Accadde oggi, 4 giugno
04 giugno 2015
4 giugno 1913 - L’eroico sacrificio di Emily Davison
“Atti non parole”. C’è tutta l’Inghilterra che conta quel 4 di giugno del 1913 a Epsom, alle porte di Londra, per il Derby, la corsa dei cavalli che richiama la nobiltà e la ricca borghesia dell’epoca, in una parata di vestiti all’ultimo grido, cappellini con ardite composizioni floreali, livree tirate a lucido.
Si perché fra il pubblico c’è anche il re, Giorgio V, e nessuno vuole sfigurare al cospetto suo e dell’intera corte. In questa commedia dell’effimero, che si ripete immutabile ancora ai giorni nostri, questa volta c’è però posto per un colpo di scena che sconvolge il placido svolgersi degli eventi, riscrivendo il finale.
Mentre destrieri e fantini si sfidano a tutta velocità all’improvviso in pista compare una donna. In mano ha uno striscione, una bandiera, ma tutto dura un attimo: mentre cerca di afferrare le briglie di Anmer, il cavallo di proprietà proprio del Re, condotto dal fantino Herbert Jones, Emily, così si chiama la donna, viene travolta e scaraventata a terra. Non si riprenderà più dalle ferite , e morirà pochi giorni dopo.
“Atti, non parole”, questo è scritto sulla sua lapide. Emily Davison era una suffragetta, si batteva da anni per vedere riconosciuti gli stessi diritti ai due sessi, lei che proveniente da una famiglia numerosa era fra mille sforzi riuscita a studiare, per poi vedersi sbarrare in faccia le porte dell’università ambita perché questa ancora non accettava figure femminili fra i suoi allievi.
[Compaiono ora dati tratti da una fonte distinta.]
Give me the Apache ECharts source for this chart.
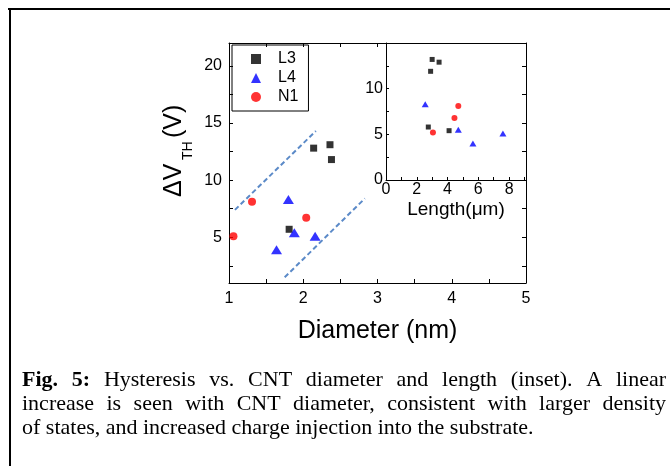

Nel 1906 si era iscritta al Wspu, L’unione sociale e politica delle donne, movimento fondato da Emmeline Pankhurst, e ne era subito divenuta una delle animatrici di punta, con un impegno a tempo pieno che l’ha portata presto sulle pagine dei giornali, sulla bocca della gente, nelle patrie galere, che visita una decina di volte.
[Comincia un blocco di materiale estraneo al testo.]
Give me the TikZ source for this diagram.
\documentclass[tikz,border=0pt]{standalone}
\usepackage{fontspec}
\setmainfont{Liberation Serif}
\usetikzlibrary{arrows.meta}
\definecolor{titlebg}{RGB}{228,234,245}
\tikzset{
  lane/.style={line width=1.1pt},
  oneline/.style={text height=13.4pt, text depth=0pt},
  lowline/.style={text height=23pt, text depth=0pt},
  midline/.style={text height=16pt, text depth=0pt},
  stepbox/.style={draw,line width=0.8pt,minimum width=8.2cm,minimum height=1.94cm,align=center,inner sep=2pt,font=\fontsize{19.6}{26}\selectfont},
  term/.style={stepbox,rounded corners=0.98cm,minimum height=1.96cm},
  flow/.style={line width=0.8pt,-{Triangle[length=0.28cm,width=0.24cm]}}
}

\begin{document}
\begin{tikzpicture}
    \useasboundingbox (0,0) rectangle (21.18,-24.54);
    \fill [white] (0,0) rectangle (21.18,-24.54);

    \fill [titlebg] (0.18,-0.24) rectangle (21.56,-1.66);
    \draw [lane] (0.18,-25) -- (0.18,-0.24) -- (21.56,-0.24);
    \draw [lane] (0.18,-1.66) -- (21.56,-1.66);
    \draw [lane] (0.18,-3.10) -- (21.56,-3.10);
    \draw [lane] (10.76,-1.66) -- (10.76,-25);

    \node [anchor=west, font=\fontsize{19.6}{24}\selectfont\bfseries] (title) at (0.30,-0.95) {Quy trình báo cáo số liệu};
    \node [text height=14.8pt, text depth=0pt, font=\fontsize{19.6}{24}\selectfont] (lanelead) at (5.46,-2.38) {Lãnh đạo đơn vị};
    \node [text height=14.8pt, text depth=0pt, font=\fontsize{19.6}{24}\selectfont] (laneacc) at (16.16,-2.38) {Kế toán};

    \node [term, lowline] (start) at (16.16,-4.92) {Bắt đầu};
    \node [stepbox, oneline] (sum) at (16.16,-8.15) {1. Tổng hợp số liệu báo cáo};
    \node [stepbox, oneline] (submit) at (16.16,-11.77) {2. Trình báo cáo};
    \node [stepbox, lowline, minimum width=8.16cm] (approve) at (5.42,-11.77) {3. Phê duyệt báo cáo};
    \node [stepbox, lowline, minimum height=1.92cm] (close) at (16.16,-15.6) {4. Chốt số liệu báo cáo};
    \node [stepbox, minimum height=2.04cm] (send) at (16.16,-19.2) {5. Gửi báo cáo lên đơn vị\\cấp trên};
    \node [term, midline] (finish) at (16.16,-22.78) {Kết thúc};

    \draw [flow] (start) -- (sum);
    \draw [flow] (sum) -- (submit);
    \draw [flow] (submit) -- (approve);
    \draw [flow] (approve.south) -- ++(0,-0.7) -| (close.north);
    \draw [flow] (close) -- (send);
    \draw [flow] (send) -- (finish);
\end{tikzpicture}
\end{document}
Quel giorno vuole alzare il tiro, rovinare la kermesse più glamour dell’anno, strappando titoli e foto a principesse e cavalieri. Al collo del l’animale del re Emily vuole infilare uno striscione viola, bianco e verde, i colori delle suffragette, perché questo sventoli visibile a tutta la folla.
Incredibilmente tutta la sequenza viene filmata da una telecamera fissa, siamo agli albori della cinematografia, e il video si può vedere ancora oggi, spietato nella nitidezza delle immagini, che rendono immediatamente chiaro come l’impatto, violentissimo, lasci poche speranze di sopravvivenza, come infatti sarà.
“Atti, non parole”. Il Re, manifestando il disappunto per la giornata di festa rovinata, si preoccupa immediatamente della salute del fantino, leggermente ferito, e del povero cavallo, che si salverà e tornerà a correre. Ancor più sensibilità dimostra la regina, che in un telegramma sempre al malcapitato Jones esprime il proprio dolore per «un triste incidente causato dal comportamento deplorevole di una donna lunatica e terribile». Parole queste. Gli atti invece: decine di migliaia di persone, uomini e donne, borghesi e proletari, seguono i funerali di Emily. Il popolo, come sempre, ha capito prima dei suoi delegati la portata simbolica di una simile tragedia. Il suffragio femminile nel Regno Unito verrà introdotto nel 1918, 30 anni prima rispetto all’Italia o alla Francia. Emily e la sua bandiera ne hanno una fetta di merito, sempre un passo avanti, senza indugio.